Haven't we read enough stories by now with an evil robot doppelgänger?

Like any genre, superhero comics are built on a foundation of tropes, clichés and stereotypes. Ask someone to draw an average superhero for you, and no doubt it'll be a man or woman with a rippling physique that's barely contained beneath a skin-tight costume, perhaps with a cape or domino mask to conceal their identity. Boots and gloves will be involved. Also a defining symbol, usually across the chest, to denote their particular gimmick. That's a superhero, and showing that image to anybody will elicit the same response. These little tropes are good at signifying what a superhero comic is, even at a glance, but when you start boring down further and finding more of these overused clichés, it's a little more troubling. There's some things that almost every comic has to have, without fail, like good eventually triumphing over evil. That's just part and parcel with telling really any story that doesn't upset the applecart too much. There are other parts of superhero comics that are getting difficult to put up with, but they've become so ingrained in the genre that it might be impossible. From bad art to trite story arcs to the general raw deal given to female characters, there's a lot of stereotypically comic book fare we could really do without, and yet they persist to clog up our superhero stories and keep things safe and boring. Here's fifteen of the worst offenders when it comes to tired, tedious tropes in comics.

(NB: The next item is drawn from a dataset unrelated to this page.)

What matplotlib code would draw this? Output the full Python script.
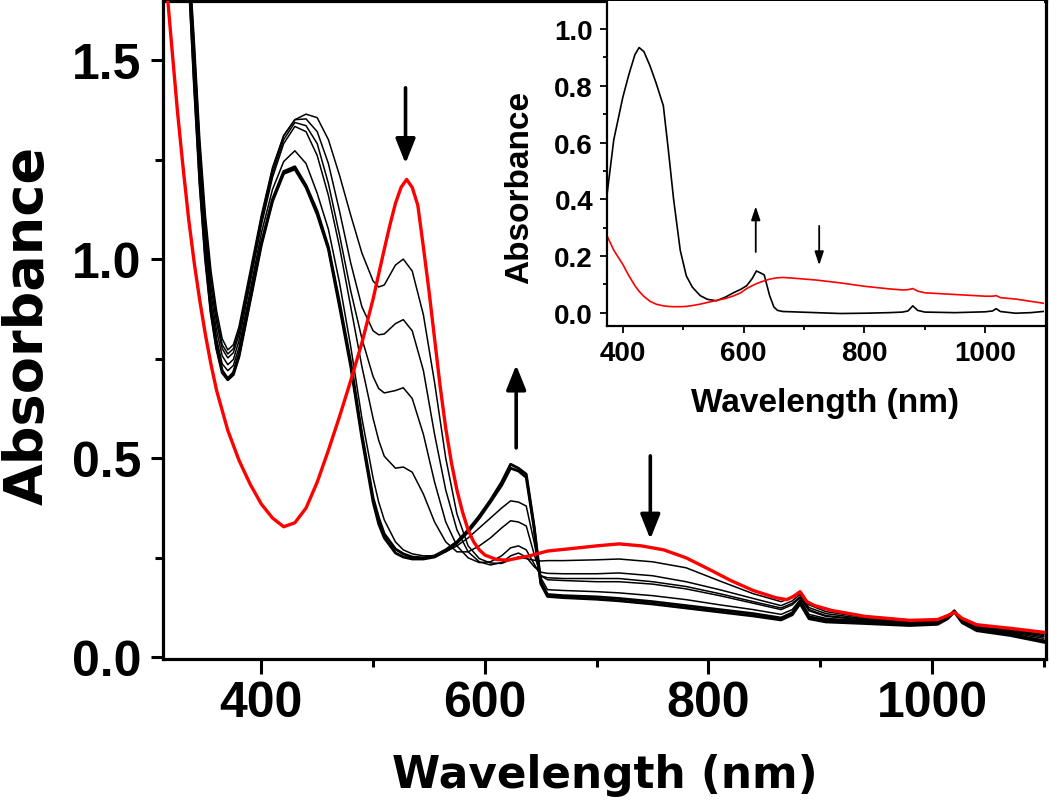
import matplotlib
matplotlib.use("Agg")
import matplotlib.pyplot as plt
from matplotlib.ticker import MultipleLocator

plt.rcParams["font.family"] = ["Liberation Sans", "DejaVu Sans"]
plt.rcParams["font.weight"] = "bold"

# main panel: wavelength grid (nm) and absorbance of each black spectrum
wl = [312, 320, 330, 340, 345, 350, 355, 360, 365, 370, 375, 380, 390, 400, 410,
      420, 430, 440, 450, 460, 470, 480, 490, 500, 505, 510, 520, 527, 535, 545,
      555, 565, 575, 585, 595, 605, 615, 623, 630, 637, 644, 650, 656, 670, 700,
      720, 750, 780, 810, 840, 865, 875, 882, 890, 905, 940, 980, 1005, 1014, 1020,
      1027, 1040, 1070, 1100]

b1 = [3.0, 2.6, 2.0, 1.55, 1.30, 1.11, 0.97, 0.87, 0.80, 0.772, 0.785, 0.83, 0.97, 1.11, 1.23,
      1.31, 1.35, 1.364, 1.355, 1.30, 1.21, 1.11, 1.015, 0.945, 0.93, 0.935, 0.985, 1.0, 0.97, 0.86,
      0.69, 0.50, 0.36, 0.28, 0.248, 0.237, 0.236, 0.245, 0.252, 0.248, 0.244, 0.242, 0.243, 0.243, 0.245,
      0.247, 0.24, 0.225, 0.192, 0.16, 0.14, 0.15, 0.162, 0.132, 0.115, 0.100, 0.092, 0.095, 0.105, 0.115,
      0.098, 0.08, 0.07, 0.062]

b2 = [3.0, 2.6, 2.0, 1.53, 1.28, 1.09, 0.95, 0.855, 0.785, 0.762, 0.775, 0.82, 0.96, 1.105, 1.225,
      1.31, 1.35, 1.352, 1.32, 1.24, 1.12, 0.99, 0.88, 0.82, 0.81, 0.812, 0.838, 0.848, 0.82, 0.72,
      0.56, 0.42, 0.32, 0.265, 0.24, 0.232, 0.238, 0.255, 0.262, 0.252, 0.228, 0.214, 0.211, 0.21, 0.21,
      0.212, 0.205, 0.19, 0.17, 0.148, 0.13, 0.142, 0.158, 0.125, 0.11, 0.097, 0.09, 0.093, 0.103, 0.115,
      0.096, 0.078, 0.068, 0.058]

b3 = [3.0, 2.6, 2.0, 1.51, 1.26, 1.07, 0.93, 0.84, 0.775, 0.752, 0.765, 0.81, 0.95, 1.095, 1.215,
      1.30, 1.343, 1.335, 1.29, 1.19, 1.06, 0.92, 0.80, 0.705, 0.675, 0.664, 0.67, 0.677, 0.65, 0.56,
      0.44, 0.34, 0.28, 0.25, 0.238, 0.24, 0.255, 0.275, 0.28, 0.27, 0.235, 0.205, 0.2, 0.198, 0.198,
      0.198, 0.19, 0.178, 0.16, 0.14, 0.124, 0.136, 0.152, 0.12, 0.105, 0.095, 0.088, 0.091, 0.102, 0.115,
      0.095, 0.076, 0.066, 0.055]

b4 = [3.0, 2.6, 2.0, 1.49, 1.24, 1.05, 0.91, 0.82, 0.757, 0.735, 0.748, 0.795, 0.94, 1.085, 1.205,
      1.29, 1.333, 1.32, 1.26, 1.16, 1.03, 0.88, 0.73, 0.60, 0.545, 0.505, 0.475, 0.478, 0.465, 0.41,
      0.34, 0.29, 0.265, 0.265, 0.28, 0.30, 0.325, 0.343, 0.34, 0.33, 0.26, 0.205, 0.195, 0.193, 0.19,
      0.19, 0.184, 0.172, 0.155, 0.136, 0.12, 0.132, 0.15, 0.117, 0.103, 0.094, 0.087, 0.09, 0.102, 0.116,
      0.094, 0.075, 0.064, 0.052]

b5 = [3.0, 2.6, 2.0, 1.47, 1.22, 1.03, 0.89, 0.80, 0.737, 0.72, 0.733, 0.778, 0.92, 1.065, 1.175,
      1.245, 1.272, 1.24, 1.165, 1.075, 0.94, 0.78, 0.60, 0.45, 0.39, 0.345, 0.29, 0.27, 0.26, 0.255,
      0.255, 0.265, 0.28, 0.30, 0.325, 0.35, 0.375, 0.393, 0.39, 0.38, 0.29, 0.2, 0.17, 0.168, 0.165,
      0.162, 0.155, 0.145, 0.132, 0.12, 0.108, 0.12, 0.145, 0.108, 0.098, 0.092, 0.086, 0.089, 0.103, 0.118,
      0.093, 0.073, 0.062, 0.048]

b6 = [3.0, 2.6, 2.0, 1.45, 1.20, 1.01, 0.87, 0.78, 0.72, 0.70, 0.715, 0.76, 0.90, 1.04, 1.15,
      1.22, 1.232, 1.185, 1.12, 1.03, 0.89, 0.74, 0.56, 0.40, 0.35, 0.31, 0.272, 0.26, 0.252, 0.25,
      0.255, 0.27, 0.29, 0.32, 0.355, 0.395, 0.44, 0.485, 0.475, 0.46, 0.33, 0.19, 0.158, 0.155, 0.152,
      0.148, 0.14, 0.13, 0.12, 0.11, 0.099, 0.112, 0.14, 0.102, 0.094, 0.089, 0.084, 0.087, 0.1, 0.117,
      0.09, 0.07, 0.058, 0.042]

b7 = [3.0, 2.6, 2.0, 1.44, 1.19, 1.0, 0.865, 0.775, 0.715, 0.697, 0.71, 0.755, 0.895, 1.035, 1.145,
      1.215, 1.226, 1.18, 1.112, 1.025, 0.88, 0.73, 0.55, 0.39, 0.335, 0.30, 0.262, 0.252, 0.247, 0.247,
      0.252, 0.267, 0.287, 0.315, 0.35, 0.39, 0.432, 0.475, 0.468, 0.452, 0.325, 0.185, 0.153, 0.15, 0.146,
      0.142, 0.134, 0.124, 0.114, 0.104, 0.094, 0.107, 0.135, 0.097, 0.089, 0.085, 0.08, 0.083, 0.097, 0.114,
      0.087, 0.067, 0.055, 0.038]

# red (starting) spectrum has its own, finer grid
wl_red = [312, 316, 320, 325, 330, 335, 340, 345, 350, 355, 360, 370, 380, 390, 400,
          410, 420, 430, 440, 450, 460, 470, 480, 490, 500, 510, 515, 520, 525, 530,
          535, 540, 545, 550, 555, 560, 565, 570, 575, 580, 585, 590, 595, 600, 610,
          620, 640, 656, 680, 700, 720, 740, 760, 780, 800, 820, 840, 860, 870, 876,
          882, 888, 895, 910, 940, 980, 1005, 1014, 1020, 1027, 1040, 1070, 1100]

red = [1.80, 1.66, 1.53, 1.37, 1.23, 1.10, 0.99, 0.895, 0.81, 0.735, 0.67, 0.57, 0.495, 0.435, 0.385,
       0.35, 0.328, 0.338, 0.375, 0.44, 0.52, 0.605, 0.695, 0.79, 0.90, 1.025, 1.085, 1.14, 1.18, 1.2,
       1.18, 1.135, 1.03, 0.92, 0.80, 0.68, 0.575, 0.49, 0.42, 0.365, 0.32, 0.29, 0.27, 0.257, 0.246,
       0.244, 0.255, 0.267, 0.274, 0.28, 0.285, 0.28, 0.27, 0.25, 0.222, 0.193, 0.168, 0.15, 0.145, 0.153,
       0.165, 0.14, 0.13, 0.118, 0.103, 0.093, 0.095, 0.105, 0.113, 0.098, 0.082, 0.073, 0.063]

# inset: two spectra
wl_in = [374, 385, 400, 410, 420, 427, 435, 445, 455, 467, 475, 484, 495, 505, 515, 528,
         540, 555, 570, 583, 595, 605, 614, 621, 628, 634, 643, 650, 656, 665, 680, 720,
         760, 800, 840, 863, 872, 880, 888, 900, 950, 1000, 1012, 1018, 1025, 1050, 1075, 1100]

inset_black = [0.42, 0.61, 0.76, 0.84, 0.91, 0.935, 0.92, 0.87, 0.81, 0.73, 0.58, 0.40, 0.22, 0.13, 0.09, 0.06,
               0.047, 0.042, 0.055, 0.07, 0.082, 0.095, 0.12, 0.147, 0.14, 0.133, 0.06, 0.02, 0.008, 0.004, 0.003, 0.0,
               -0.003, -0.002, 0.0, 0.002, 0.006, 0.024, 0.008, 0.002, 0.0, 0.003, 0.006, 0.014, 0.004, -0.002, 0.0, 0.005]

inset_red = [0.27, 0.22, 0.17, 0.13, 0.095, 0.075, 0.057, 0.04, 0.03, 0.024, 0.022, 0.021, 0.021, 0.022, 0.025, 0.03,
             0.036, 0.043, 0.05, 0.059, 0.07, 0.085, 0.095, 0.102, 0.108, 0.112, 0.118, 0.121, 0.123, 0.124, 0.122, 0.115,
             0.105, 0.093, 0.084, 0.08, 0.081, 0.085, 0.076, 0.07, 0.064, 0.058, 0.058, 0.06, 0.053, 0.048, 0.04, 0.032]

fig = plt.figure(figsize=(10.5, 8.03), dpi=100)
ax = fig.add_axes([0.1552, 0.1781, 0.841, 0.8194])

for y in [b1, b2, b3, b4, b5]:
    ax.plot(wl, y, color="black", lw=1.1)
for y in [b6, b7]:
    ax.plot(wl, y, color="black", lw=2.0)
ax.plot(wl_red, red, color="#ff0000", lw=2.4, zorder=5)

ax.set_xlim(312, 1102)
ax.set_ylim(-0.004, 1.648)
ax.xaxis.set_major_locator(MultipleLocator(200))
ax.xaxis.set_minor_locator(MultipleLocator(100))
ax.yaxis.set_major_locator(MultipleLocator(0.5))
ax.yaxis.set_minor_locator(MultipleLocator(0.25))
for s in ax.spines.values():
    s.set_linewidth(2.3)
ax.tick_params(axis="both", which="both", direction="out", width=2.2, top=False, right=False)
ax.tick_params(axis="x", which="major", length=11, pad=4, labelsize=36)
ax.tick_params(axis="x", which="minor", length=6)
ax.tick_params(axis="y", which="major", length=8.5, pad=7, labelsize=36)
ax.tick_params(axis="y", which="minor", length=6)

ax.set_xlabel("Wavelength (nm)", fontsize=31.5, fontweight="bold", family="DejaVu Sans", va="center")
ax.set_ylabel("Absorbance", fontsize=39, fontweight="bold", family="DejaVu Sans", va="center")
ax.xaxis.set_label_coords(0.5, -0.175)
ax.yaxis.set_label_coords(-0.153, 0.509)

big = dict(arrowstyle="-|>,head_length=1.0,head_width=0.4", color="black", lw=2.6,
           shrinkA=0, shrinkB=0, mutation_scale=15)
ax.annotate("", xy=(529, 1.24), xytext=(529, 1.43), arrowprops=big)
ax.annotate("", xy=(628, 0.734), xytext=(628, 0.526), arrowprops=big)
ax.annotate("", xy=(748, 0.297), xytext=(748, 0.506), arrowprops=big)

# inset
ins = fig.add_axes([0.578, 0.5928, 0.4162, 0.4047])
ins.plot(wl_in, inset_black, color="black", lw=1.2)
ins.plot(wl_in, inset_red, color="#ff0000", lw=1.2)
ins.set_xlim(373.6, 1097)
ins.set_ylim(-0.047, 1.099)
ins.xaxis.set_major_locator(MultipleLocator(200))
ins.xaxis.set_minor_locator(MultipleLocator(100))
ins.yaxis.set_major_locator(MultipleLocator(0.2))
ins.yaxis.set_minor_locator(MultipleLocator(0.1))
for side in ["left", "bottom"]:
    ins.spines[side].set_linewidth(1.6)
for side in ["top", "right"]:
    ins.spines[side].set_visible(False)
ins.tick_params(axis="both", which="both", direction="out", width=1.3, top=False, right=False)
ins.tick_params(axis="both", which="major", length=5, pad=5, labelsize=20)
ins.tick_params(axis="both", which="minor", length=3)
ins.set_xlabel("Wavelength (nm)", fontsize=24, fontweight="bold", va="center")
ins.set_ylabel("Absorbance", fontsize=24, fontweight="bold", va="center")
ins.xaxis.set_label_coords(0.5, -0.234)
ins.yaxis.set_label_coords(-0.199, 0.429)

small = dict(arrowstyle="-|>,head_length=0.9,head_width=0.3", color="black", lw=1.3,
             shrinkA=0, shrinkB=0, mutation_scale=9)
ins.annotate("", xy=(620, 0.375), xytext=(620, 0.214), arrowprops=small)
ins.annotate("", xy=(725, 0.167), xytext=(725, 0.306), arrowprops=small)

fig.savefig("out.png", dpi=100)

15. Characters Posing Like Nobody Does

When a splash page is done right, it's the equivalent of a big money shot in a blockbuster film, or a bravado bit of camera work in a TV show, or a decent guitar solo. It's showing off the best of what you can do in the form, taking a full page - sometimes a double-page spread, if the creative team are feeling generous - to illustrate a single moment of action, drama, or a particularly shocking twist. At the start of an issue, they serve to hook the reader from the off, and when placed at the end they make sure the audience comes back for more. Done badly, though, and splash pages make absolutely no sense. How many times have you got to the end of a comic where the final page has been a group of heroes or villains standing in a school photo-style height order, in totally unnatural poses? It looks cool as an image (maybe), but it doesn't make any sense in context. If a group of bad guys had just snuck up on the goodies, why would they arrange themselves into a dynamic boyband line-up before announcing their arrival? How would they even have time? And yet, despite the lack of believability, it happens all the time!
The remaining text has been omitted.